The most important factor

There is one thing that only one person can do. Mozart is a master of the transition. At 3:20 in the first video, notice how the orchestra sneaks in on the third beat of bar 74 to help the piano transition back to the theme. screen-shot-2016-10-19-at-1-35-23-pm Beethoven occasionally does this, but when he doesn’t, the listener feels a jolt. In Mozart’s music, sometimes whole sections are devoted to transitions. From 7:01 to 7:19 on the first video is one elongated transition back to root. Nobody does transitions so elegantly.

This is probably how our brains work

The Mozart Effect is real. Salieri said (1:46 below) “Misplace one note and there would diminishment. Misplace one phrase and the structure would fall.” If you’re a classical music buff, you might argue that Mozart’s music is quite amateur.
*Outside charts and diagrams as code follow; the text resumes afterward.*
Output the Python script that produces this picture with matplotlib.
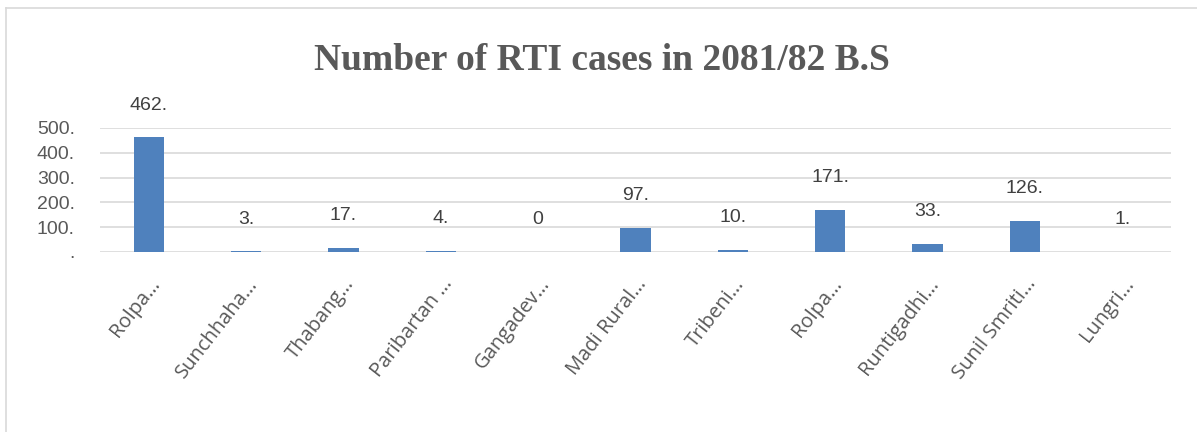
import matplotlib
matplotlib.use("Agg")
import matplotlib.pyplot as plt
from matplotlib.lines import Line2D

categories = ["Rolpa…", "Sunchhaha…", "Thabang…", "Paribartan …", "Gangadev…",
              "Madi Rural…", "Tribeni…", "Rolpa…", "Runtigadhi…", "Sunil Smriti…", "Lungri…"]
values = [462, 3, 17, 4, 0, 97, 10, 171, 33, 126, 1]
yticks = [0, 100, 200, 300, 400, 500]
ytick_labels = ["." if v == 0 else f"{v}." for v in yticks]
data_labels = ["0" if v == 0 else f"{v}." for v in values]

fig = plt.figure(figsize=(11.97, 4.32), dpi=100)
ax = fig.add_axes([100/1197, 1-252/432, (1171-100)/1197, (252-128)/432])

x = list(range(len(categories)))
bars = ax.bar(x, values, width=0.31, color="#4f81bd", zorder=3)
ax.set_xlim(-0.5, len(categories)-0.5)
ax.set_ylim(0, 500)
ax.set_yticks(yticks)
ax.set_yticklabels(ytick_labels, fontfamily="Liberation Sans", fontsize=14, color="#595959")
ax.yaxis.grid(True, color="#d9d9d9", linewidth=1.2, zorder=0)
for s in ax.spines.values():
    s.set_visible(False)
ax.tick_params(axis="both", length=0)
ax.tick_params(axis="y", pad=18)
ax.set_xticks(x)
ax.set_xticklabels(categories, rotation=52, ha="right", rotation_mode="anchor",
                   fontfamily="Open Sans", fontsize=14.5, color="#595959")
ax.tick_params(axis="x", pad=16)

for xi, v, lab in zip(x, values, data_labels):
    ax.annotate(lab, (xi, v), xytext=(0, 17), textcoords="offset points",
                ha="center", va="bottom", fontfamily="Liberation Sans",
                fontsize=14, color="#404040")

fig.text(0.503, 1-60/432, "Number of RTI cases in 2081/82 B.S", ha="center", va="center",
         fontfamily="Liberation Serif", fontweight="bold", fontsize=27, color="#595959")

# chart border (left and top visible)
fig.add_artist(Line2D([6/1197, 6/1197], [0, 1-8/432], transform=fig.transFigure,
                      color="#d9d9d9", linewidth=1.2))
fig.add_artist(Line2D([6/1197, 1], [1-8/432, 1-8/432], transform=fig.transFigure,
                      color="#d9d9d9", linewidth=1.2))

fig.savefig("out.png", dpi=100)
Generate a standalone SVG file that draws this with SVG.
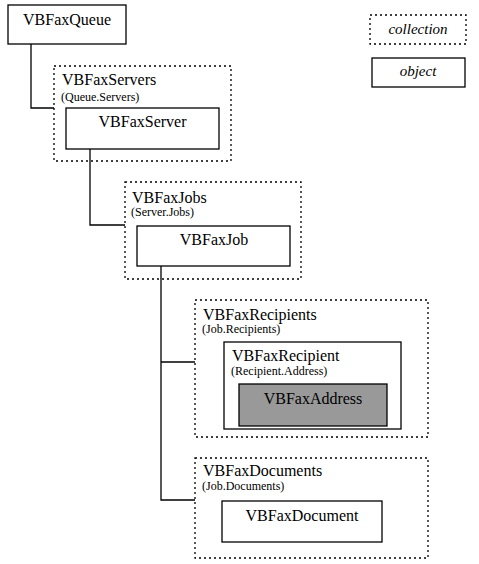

You might say that he lacks the depth, and “darkness” that was in Beethoven and subsequent composers. Looking at the young age at which Mozart passed (35), I would agree. Most of Mozart music jumps between various themes and ideas within each piece; he rarely sticks with one theme throughout a single piece. His music is like speech where each sentence is constructed with precision and the words flow with grace. The transitions in the speech are flawless. But the speech rambles on, and has no focal point. This might be how our brains work: we jump from idea to idea, association to association. Most of the time we don’t notice the grand theme that connects all our ideas. We hold on to five word soundbites and small ideas, just like we focus on a single tune in a symphony. Mozart understood the core fundamentals of all classical music — instrumental clarity, an internal rhythm, and seamless transitions. No subsequent composer was able to master these fundamentals. No subsequent composer has been able to make each and every note of equal importance. But I hope we will see one in the future. I hope in my lifetime we will see another composer who intuitively masters these fundamentals.